UC San Diego
Adult Acquired Flatfoot Deformity: Anatomy, Biomechanics, Staging, and Imaging Findings.
- Author(s): Flores, Dyan V
- Mejía Gómez, Catalina
- Fernández Hernando, Moisés
- Davis, Michael A
- Pathria, Mini N
- et al.
Published Web Locationhttps://doi.org/10.1148/rg.2019190046
Adult acquired flatfoot deformity (AAFD) is a common disorder that typically affects middle-aged and elderly women, resulting in foot pain, malalignment, and loss of function. The disorder is initiated most commonly by degeneration of the posterior tibialis tendon (PTT), which normally functions to maintain the talonavicular joint at the apex of the three arches of the foot. PTT degeneration encompasses tenosynovitis, tendinosis, tendon elongation, and tendon tearing. The malaligned foot is initially flexible but becomes rigid and constant as the disorder progresses. Tendon dysfunction commonly leads to secondary damage of the spring ligament and talocalcaneal ligaments and may be associated with injury to the deltoid ligament, plantar fascia, and other soft-tissue structures. Failure of multiple stabilizers appears to be necessary for development of the characteristic planovalgus deformity of AAFD, with a depressed plantar-flexed talus bone, hindfoot and/or midfoot valgus, and an everted flattened forefoot.
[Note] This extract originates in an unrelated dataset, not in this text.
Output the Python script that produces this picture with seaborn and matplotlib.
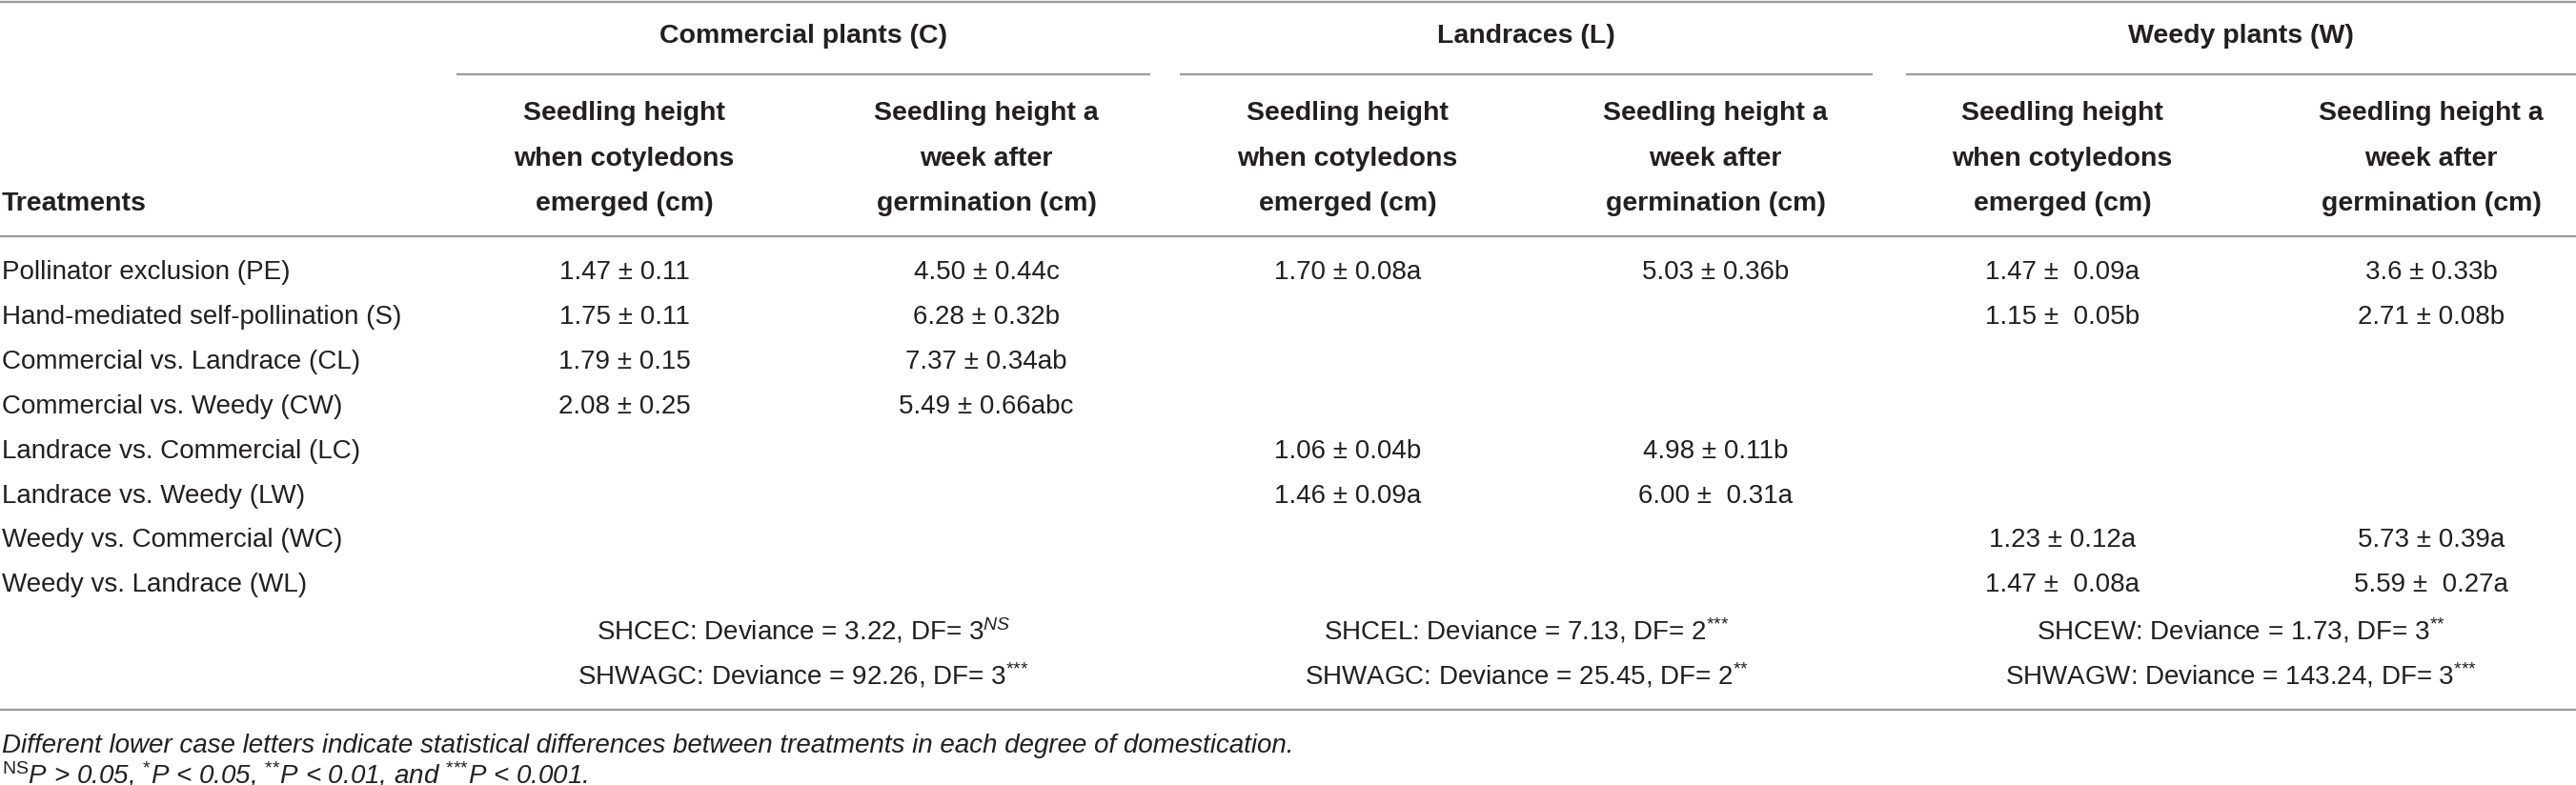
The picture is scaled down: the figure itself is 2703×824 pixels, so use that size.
import matplotlib
matplotlib.use('Agg')
import matplotlib.pyplot as plt
import seaborn as sns
import pandas as pd

# table content
groups = ['Commercial plants (C)', 'Landraces (L)', 'Weedy plants (W)']
sub_headers = [['Seedling height', 'when cotyledons', 'emerged (cm)'],
               ['Seedling height a', 'week after', 'germination (cm)']]
treatments = ['Pollinator exclusion (PE)', 'Hand-mediated self-pollination (S)',
              'Commercial vs. Landrace (CL)', 'Commercial vs. Weedy (CW)',
              'Landrace vs. Commercial (LC)', 'Landrace vs. Weedy (LW)',
              'Weedy vs. Commercial (WC)', 'Weedy vs. Landrace (WL)']
commercial_emerged = ['1.47 ± 0.11', '1.75 ± 0.11', '1.79 ± 0.15', '2.08 ± 0.25', '', '', '', '']
commercial_week = ['4.50 ± 0.44c', '6.28 ± 0.32b', '7.37 ± 0.34ab', '5.49 ± 0.66abc', '', '', '', '']
landrace_emerged = ['1.70 ± 0.08a', '', '', '', '1.06 ± 0.04b', '1.46 ± 0.09a', '', '']
landrace_week = ['5.03 ± 0.36b', '', '', '', '4.98 ± 0.11b', '6.00 ±  0.31a', '', '']
weedy_emerged = ['1.47 ±  0.09a', '1.15 ±  0.05b', '', '', '', '', '1.23 ± 0.12a', '1.47 ±  0.08a']
weedy_week = ['3.6 ± 0.33b', '2.71 ± 0.08b', '', '', '', '', '5.73 ± 0.39a', '5.59 ±  0.27a']
emerged_stats = ['SHCEC: Deviance = 3.22, DF= 3$^{NS}$',
                 r'SHCEL: Deviance = 7.13, DF= 2$^{\text{***}}$',
                 r'SHCEW: Deviance = 1.73, DF= 3$^{\text{**}}$']
week_stats = [r'SHWAGC: Deviance = 92.26, DF= 3$^{\text{***}}$',
              r'SHWAGC: Deviance = 25.45, DF= 2$^{\text{**}}$',
              r'SHWAGW: Deviance = 143.24, DF= 3$^{\text{***}}$']
notes = ['Different lower case letters indicate statistical differences between treatments in each degree of domestication.',
         r'$^{\text{NS}}$P > 0.05, $^{\text{*}}$P < 0.05, $^{\text{**}}$P < 0.01, and $^{\text{***}}$P < 0.001.']

table = pd.DataFrame({'C1': commercial_emerged, 'C2': commercial_week,
                      'L1': landrace_emerged, 'L2': landrace_week,
                      'W1': weedy_emerged, 'W2': weedy_week}, index=treatments)

sns.set_theme(style='white')
plt.rcParams['font.family'] = ['Liberation Sans', 'DejaVu Sans']
plt.rcParams['mathtext.fontset'] = 'custom'
plt.rcParams['mathtext.rm'] = 'Liberation Sans'
plt.rcParams['mathtext.it'] = 'Liberation Sans:italic'
plt.rcParams['mathtext.bf'] = 'Liberation Sans:bold'

W, H = 2703, 824
fig = plt.figure(figsize=(W / 100, H / 100), dpi=100)
ax = fig.add_axes([0, 0, 1, 1])
ax.set_xlim(0, W)
ax.set_ylim(H, 0)
ax.axis('off')

ink = '#231f20'
rule = '#9d9d9d'
fs = 20
fs_b = 20.5

col_x = [655, 1035, 1414, 1800, 2164, 2551]
spans = [(479, 1207), (1238, 1965), (2000, 2703)]
row0, row_h = 286, 46.9

# rules
for y in [1.5, 248, 745]:
    ax.plot([0, W], [y, y], color=rule, lw=1.7, solid_capstyle='butt')
for (a, b) in spans:
    ax.plot([a, b], [78, 78], color=rule, lw=1.7, solid_capstyle='butt')

# headers
for g, (a, b) in zip(groups, spans):
    ax.text((a + b) / 2, 38, g, ha='center', va='center', fontsize=fs_b,
            fontweight='bold', color=ink)
for j, x in enumerate(col_x):
    for k, line in enumerate(sub_headers[j % 2]):
        ax.text(x, 119 + k * 47.5, line, ha='center', va='center',
                fontsize=fs_b, fontweight='bold', color=ink)
ax.text(2, 214, 'Treatments', ha='left', va='center', fontsize=fs_b,
        fontweight='bold', color=ink)

# body
for i, t in enumerate(table.index):
    y = row0 + i * row_h
    ax.text(2, y, t, ha='left', va='center', fontsize=fs, color=ink)
    for j, c in enumerate(table.columns):
        ax.text(col_x[j], y, table.loc[t, c], ha='center', va='center',
                fontsize=fs, color=ink)

ny = row0 + len(treatments) * row_h
for k, (a, b) in enumerate(spans):
    ax.text((a + b) / 2, ny + 1, emerged_stats[k], ha='center', va='center',
            fontsize=fs, color=ink)
    ax.text((a + b) / 2, ny + 48, week_stats[k], ha='center', va='center',
            fontsize=fs, color=ink)

ax.text(2, 783, notes[0], ha='left', va='center', fontsize=fs,
        fontstyle='italic', color=ink)
ax.text(2, 813, notes[1], ha='left', va='center', fontsize=fs,
        fontstyle='italic', color=ink)

fig.savefig('out.png', dpi=100, facecolor='white')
AAFD also leads to gait dysfunction as the foot is unable to change shape and function adequately to accommodate the various phases of gait, which require multiple rapid transitions in foot position and tone for effective ambulation. The four-tier staging system for AAFD emphasizes physical examination findings and metrics of foot malalignment. Mild disease is managed conservatively, but surgical procedures directed at the soft tissues and/or bones become necessary and progressively more invasive as the disease progresses. Although much has been written about the imaging findings of AAFD, this article emphasizes the anatomy and function of the foot's stabilizing structures to help the radiologist better understand this disabling disorder. Online supplemental material is available for this article. ©RSNA, 2019.